The editor applies streaming updates as a per-block diff against the previous document state. Unchanged paragraphs keep their DOM nodes — only the changed range is replaced. This preserves cursor position, scroll, and editing state during streaming, while still giving the LLM the simpler task of emitting whole documents rather than positional patches.
Cross-User Recommendations
The recommendation engine identifies topics multiple community members are exploring but that a given user hasn't encountered yet. It compares embedding vectors across the membership, finds semantic gaps, and clusters them into actionable recommendations.

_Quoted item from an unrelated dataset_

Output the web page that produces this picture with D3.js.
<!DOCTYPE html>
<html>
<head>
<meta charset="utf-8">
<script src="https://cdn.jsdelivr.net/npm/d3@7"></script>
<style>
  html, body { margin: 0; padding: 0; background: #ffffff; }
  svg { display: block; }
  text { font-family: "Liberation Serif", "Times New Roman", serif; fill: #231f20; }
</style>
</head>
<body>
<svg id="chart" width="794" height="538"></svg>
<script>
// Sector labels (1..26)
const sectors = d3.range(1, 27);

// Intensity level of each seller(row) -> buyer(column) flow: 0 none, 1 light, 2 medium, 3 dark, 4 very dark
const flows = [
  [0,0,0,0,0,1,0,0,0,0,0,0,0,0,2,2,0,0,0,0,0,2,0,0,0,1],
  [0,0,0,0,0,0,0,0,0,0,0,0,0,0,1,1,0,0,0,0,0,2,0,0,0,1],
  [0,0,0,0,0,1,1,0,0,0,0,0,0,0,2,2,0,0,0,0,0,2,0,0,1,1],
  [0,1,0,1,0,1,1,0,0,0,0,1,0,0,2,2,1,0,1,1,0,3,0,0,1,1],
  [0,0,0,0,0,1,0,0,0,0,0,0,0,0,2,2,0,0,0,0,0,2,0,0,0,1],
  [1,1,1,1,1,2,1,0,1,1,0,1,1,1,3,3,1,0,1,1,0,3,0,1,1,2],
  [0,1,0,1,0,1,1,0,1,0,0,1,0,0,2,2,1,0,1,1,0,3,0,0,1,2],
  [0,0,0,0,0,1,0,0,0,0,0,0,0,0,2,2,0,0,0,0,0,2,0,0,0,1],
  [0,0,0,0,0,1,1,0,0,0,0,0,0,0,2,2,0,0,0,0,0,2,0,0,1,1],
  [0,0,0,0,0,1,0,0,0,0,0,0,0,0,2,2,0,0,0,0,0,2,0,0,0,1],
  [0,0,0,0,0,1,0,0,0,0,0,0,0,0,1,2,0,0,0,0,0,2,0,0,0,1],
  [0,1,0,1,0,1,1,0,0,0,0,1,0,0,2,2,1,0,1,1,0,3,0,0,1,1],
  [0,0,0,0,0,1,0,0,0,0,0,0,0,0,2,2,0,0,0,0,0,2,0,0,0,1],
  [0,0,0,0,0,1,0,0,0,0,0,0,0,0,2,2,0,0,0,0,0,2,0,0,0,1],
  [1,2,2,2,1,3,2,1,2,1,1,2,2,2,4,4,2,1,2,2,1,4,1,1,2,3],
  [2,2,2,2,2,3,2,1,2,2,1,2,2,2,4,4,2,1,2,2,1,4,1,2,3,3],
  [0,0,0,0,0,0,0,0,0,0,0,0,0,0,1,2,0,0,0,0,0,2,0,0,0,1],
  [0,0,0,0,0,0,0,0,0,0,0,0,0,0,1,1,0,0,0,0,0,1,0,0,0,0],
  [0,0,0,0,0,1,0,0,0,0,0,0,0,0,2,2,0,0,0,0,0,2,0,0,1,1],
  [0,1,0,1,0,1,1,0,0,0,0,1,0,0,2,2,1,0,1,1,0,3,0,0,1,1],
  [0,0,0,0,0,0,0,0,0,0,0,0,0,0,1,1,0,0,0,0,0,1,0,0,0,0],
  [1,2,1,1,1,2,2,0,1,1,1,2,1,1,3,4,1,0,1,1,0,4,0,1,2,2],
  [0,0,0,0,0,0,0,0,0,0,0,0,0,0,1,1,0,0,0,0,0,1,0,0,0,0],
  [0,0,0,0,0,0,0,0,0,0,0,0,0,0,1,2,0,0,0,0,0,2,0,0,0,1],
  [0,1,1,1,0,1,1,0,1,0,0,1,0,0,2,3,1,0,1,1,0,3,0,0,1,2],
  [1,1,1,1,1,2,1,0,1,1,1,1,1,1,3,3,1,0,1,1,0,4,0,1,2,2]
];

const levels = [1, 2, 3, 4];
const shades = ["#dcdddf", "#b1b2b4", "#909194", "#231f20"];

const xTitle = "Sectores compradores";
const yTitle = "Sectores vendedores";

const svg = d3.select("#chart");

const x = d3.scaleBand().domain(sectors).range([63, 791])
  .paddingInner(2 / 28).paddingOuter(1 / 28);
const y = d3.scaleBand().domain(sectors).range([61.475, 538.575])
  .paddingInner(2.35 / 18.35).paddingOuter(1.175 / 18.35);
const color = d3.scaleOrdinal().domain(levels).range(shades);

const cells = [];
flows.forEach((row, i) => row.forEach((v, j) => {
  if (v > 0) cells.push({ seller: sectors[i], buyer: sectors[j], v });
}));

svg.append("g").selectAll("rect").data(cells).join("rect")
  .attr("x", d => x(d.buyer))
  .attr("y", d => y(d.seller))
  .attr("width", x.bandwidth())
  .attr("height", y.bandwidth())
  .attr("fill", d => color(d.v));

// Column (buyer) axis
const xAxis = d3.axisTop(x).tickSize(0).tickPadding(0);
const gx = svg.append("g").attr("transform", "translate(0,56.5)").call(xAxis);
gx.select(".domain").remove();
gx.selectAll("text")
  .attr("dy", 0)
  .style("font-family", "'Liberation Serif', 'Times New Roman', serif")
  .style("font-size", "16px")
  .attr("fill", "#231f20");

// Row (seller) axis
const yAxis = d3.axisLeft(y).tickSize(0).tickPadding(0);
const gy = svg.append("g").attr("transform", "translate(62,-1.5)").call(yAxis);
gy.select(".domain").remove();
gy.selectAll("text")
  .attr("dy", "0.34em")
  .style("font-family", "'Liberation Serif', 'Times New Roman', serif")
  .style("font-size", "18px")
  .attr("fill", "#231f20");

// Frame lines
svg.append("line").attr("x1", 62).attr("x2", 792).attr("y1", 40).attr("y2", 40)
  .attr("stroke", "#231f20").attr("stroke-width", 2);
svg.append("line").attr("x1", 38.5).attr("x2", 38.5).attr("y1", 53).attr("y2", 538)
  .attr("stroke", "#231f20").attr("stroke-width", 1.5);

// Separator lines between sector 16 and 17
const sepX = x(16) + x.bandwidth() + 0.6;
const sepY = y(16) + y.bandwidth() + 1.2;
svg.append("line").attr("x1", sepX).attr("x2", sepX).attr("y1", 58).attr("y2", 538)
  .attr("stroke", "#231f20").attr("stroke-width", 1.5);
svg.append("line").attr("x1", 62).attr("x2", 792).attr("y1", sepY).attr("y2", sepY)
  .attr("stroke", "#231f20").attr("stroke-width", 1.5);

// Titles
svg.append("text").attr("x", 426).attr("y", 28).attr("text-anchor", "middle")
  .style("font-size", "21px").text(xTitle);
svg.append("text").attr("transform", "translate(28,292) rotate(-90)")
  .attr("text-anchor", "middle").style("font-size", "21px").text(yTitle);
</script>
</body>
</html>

Each user's personal memory embeddings (bge-m3, 1024-dimensional) are compared against a sample of other members' memories using cosine similarity. Topics scoring below 0.5 similarity represent genuine knowledge gaps. Gaps are clustered by category and ranked by a combined score of community size and novelty. Up to twelve recommendations are generated using Grok 4.20 multi-agent and cached for 8 hours, refreshing as new conversations add to the collective memory.
Recommendations are privacy-preserving by design. The system identifies trending topics across the community without exposing individual conversations. Members see what topics are popular, not who said what — and the connective layer they draw from has already been PII-scrubbed.